Some opposition politicians came to Ioseliani on Saturday morning to protest the bloodshed, but he said he told them, “Lord, this is a state of siege!” He claimed his men were provoked by elite police officers who mingled with the crowd and fired the first shot.
Eyewitnesses said it was the men in black masks who did the only shooting.
The two military leaders denied at their press conference that they had staged a putsch and said important decisions, such as whether Georgia should join the Commonwealth of Independent States with other former Soviet republics, should be decided later by Parliament. However, from their words, it was clear that the two men expect to wield a good deal of power in the future.
“Sigua is the prime minister, but as long as there is a struggle by so-called supporters of Gamsakhurdia, the military will take decisive action to stop that,” Kitovani said.
The more reflective Ioseliani, who was convicted of banditry 38 years ago but went on to become a professor of philology and a playwright, said the Military Council would not meddle in Sigua’s affairs.
Georgians who know them say Ioseliani, 65, spent 15 years in prison for robbery and homicide, and that Kitovani, a sculptor whose monuments adorn Tbilisi’s wedding palace, was imprisoned for eight years for causing an automobile accident while drunk.
Asked about his prison record, Kitovani, who is known by many in this wine-growing land as a heavy drinker, said he was framed in 1969 by Georgia’s then-Communist authorities.
Ioseliani was also jailed last year by Gamsakhurdia on illegal firearms charges but was sprung from prison along with other political adversaries of the president a little more than a week ago. He had been originally nominated as a candidate in last May’s presidential elections, but Gamsakhurdia got Parliament to disqualify him.
Kitovani said opposition forces now control 90% of Tbilisi, where about a third of the republic’s population lives, and the vast majority of the rest of Georgia. He admitted, however, that there are still signs of support for the beleaguered president.
Both military leaders said they want to abolish the presidency, an institution that Parliament created only last April and that Gamsakhurdia made into a virtually omnipotent office with powers to ban the press, clap critics in prison and dictate to officials at all levels.
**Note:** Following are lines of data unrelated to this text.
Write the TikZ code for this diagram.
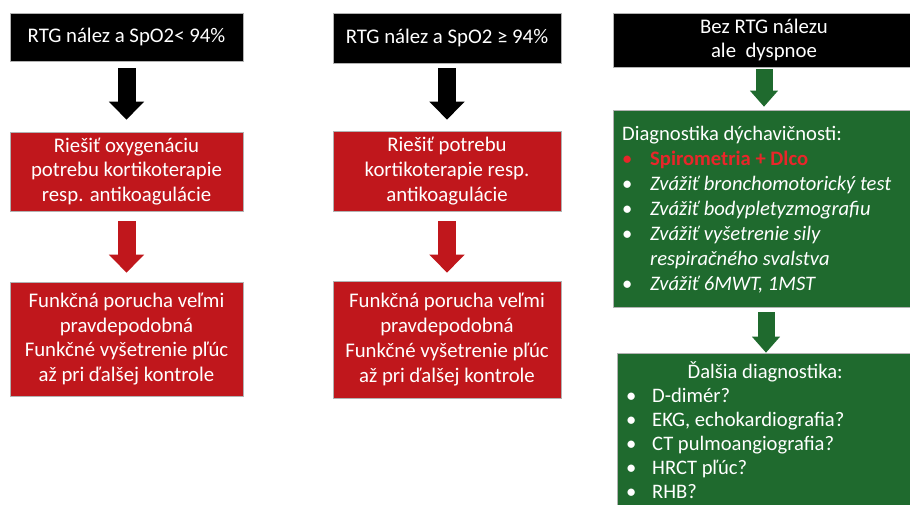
\documentclass[tikz,border=0pt]{standalone}
\usepackage{fontspec}
\setmainfont{Carlito}
\usetikzlibrary{arrows.meta}
\definecolor{boxred}{HTML}{C0171C}
\definecolor{boxgreen}{HTML}{1F6A2E}
\definecolor{hired}{HTML}{E8262A}
\begin{document}
\begin{tikzpicture}[x=1pt,y=-1pt,
  box/.style={rectangle, inner sep=0pt, text=white, align=center,
    font=\fontsize{20.8}{24.8}\selectfont, draw=gray!60, line width=0.6pt},
  blackbox/.style={box, fill=black},
  redbox/.style={box, fill=boxred},
  greenbox/.style={box, fill=boxgreen},
  listtext/.style={inner sep=0pt, text=white, align=left, anchor=north west,
    font=\fontsize{20.6}{25}\selectfont},
  bigarrow/.style={line width=18pt, -{Triangle[width=34pt,length=18pt]}},
  smallarrow/.style={line width=17pt, -{Triangle[width=27pt,length=16pt]}}
]
\useasboundingbox (0,0) rectangle (910,504);
\fill[white] (0,0) rectangle (910,504);

% column 1
\node[blackbox, minimum width=233pt, minimum height=48pt] (a1) at (126.5,37) {RTG nález a SpO2< 94\%};
\node[redbox, minimum width=233pt, minimum height=79pt] (b1) at (126.5,171.5) {Riešiť oxygenáciu\\potrebu kortikoterapie\\resp. antikoagulácie};
\node[redbox, minimum width=233pt, minimum height=114pt] (c1) at (126.5,339) {Funkčná porucha veľmi\\pravdepodobná\\Funkčné vyšetrenie pľúc\\až pri ďalšej kontrole};

% column 2
\node[blackbox, minimum width=228pt, minimum height=50pt] (a2) at (447,38) {RTG nález a SpO2 ≥ 94\%};
\node[redbox, minimum width=228pt, minimum height=80pt] (b2) at (447,171) {Riešiť potrebu\\kortikoterapie resp.\\antikoagulácie};
\node[redbox, minimum width=228pt, minimum height=117pt] (c2) at (447,339.5) {Funkčná porucha veľmi\\pravdepodobná\\Funkčné vyšetrenie pľúc\\až pri ďalšej kontrole};

% column 3
\node[blackbox, minimum width=302pt, minimum height=54pt] (a3) at (764,40) {Bez RTG nálezu\\ale~ dyspnoe};
\node[greenbox, minimum width=302pt, minimum height=197pt] (g1) at (764,208.5) {};
\node[greenbox, minimum width=298pt, minimum height=160pt] (g2) at (766,433) {};

\node[listtext] (g1t) at (622,126) {Diagnostika dýchavičnosti:\\
  {\color{hired}\makebox[28pt][l]{•}\textbf{Spirometria + Dlco}}\\
  \makebox[28pt][l]{•}\textit{Zvážiť bronchomotorický test}\\
  \makebox[28pt][l]{•}\textit{Zvážiť bodypletyzmografiu}\\
  \makebox[28pt][l]{•}\textit{Zvážiť vyšetrenie sily}\\
  \hspace*{28pt}\textit{respiračného svalstva}\\
  \makebox[28pt][l]{•}\textit{Zvážiť 6MWT, 1MST}};
\node[listtext, font=\fontsize{20.6}{24}\selectfont] (g2t) at (626,361) {\makebox[278pt][c]{Ďalšia diagnostika:}\\
  \makebox[26pt][l]{•}D-dimér?\\
  \makebox[26pt][l]{•}EKG, echokardiografia?\\
  \makebox[26pt][l]{•}CT pulmoangiografia?\\
  \makebox[26pt][l]{•}HRCT pľúc?\\
  \makebox[26pt][l]{•}RHB?};

% arrows
\draw[bigarrow, black] (a1) -- (b1) [shorten <=7pt, shorten >=12pt];
\draw[bigarrow, boxred] (b1) -- (c1) [shorten <=10pt, shorten >=9pt];
\draw[bigarrow, black] (a2) -- (b2) [shorten <=5pt, shorten >=11pt];
\draw[bigarrow, boxred] (b2) -- (c2) [shorten <=10pt, shorten >=8pt];
\draw[smallarrow, boxgreen] (a3.south) -- (g1.north) [shorten <=2pt, shorten >=3pt];
\draw[smallarrow, boxgreen] (g1.south -| 766,0) -- (g2.north) [shorten <=5pt, shorten >=0pt];
\end{tikzpicture}
\end{document}
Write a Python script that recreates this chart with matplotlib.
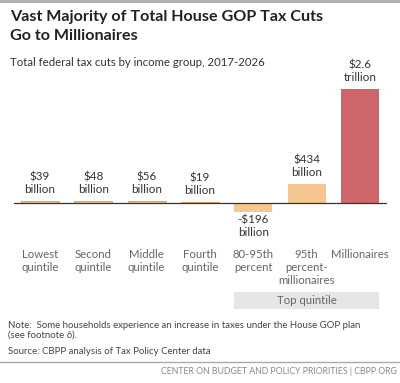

Ioseliani said the Knights of Georgia, which appeals both to the Georgian love of chivalrous adventure and to the widespread passion for firearms, was begun in 1988 as a charity and as a paramilitary organization.
Its fighters, said by Ioseliani to have numbered as many as 5,000, were deployed in the Ossetia and Abkhazia minority homelands to try to defend Georgian interests while also keeping the peace, he said.
The Knights acquired a vast arsenal by buying weapons from black market dealers in neighboring Azerbaijan or from Soviet soldiers hungry for cash, Ioseliani said.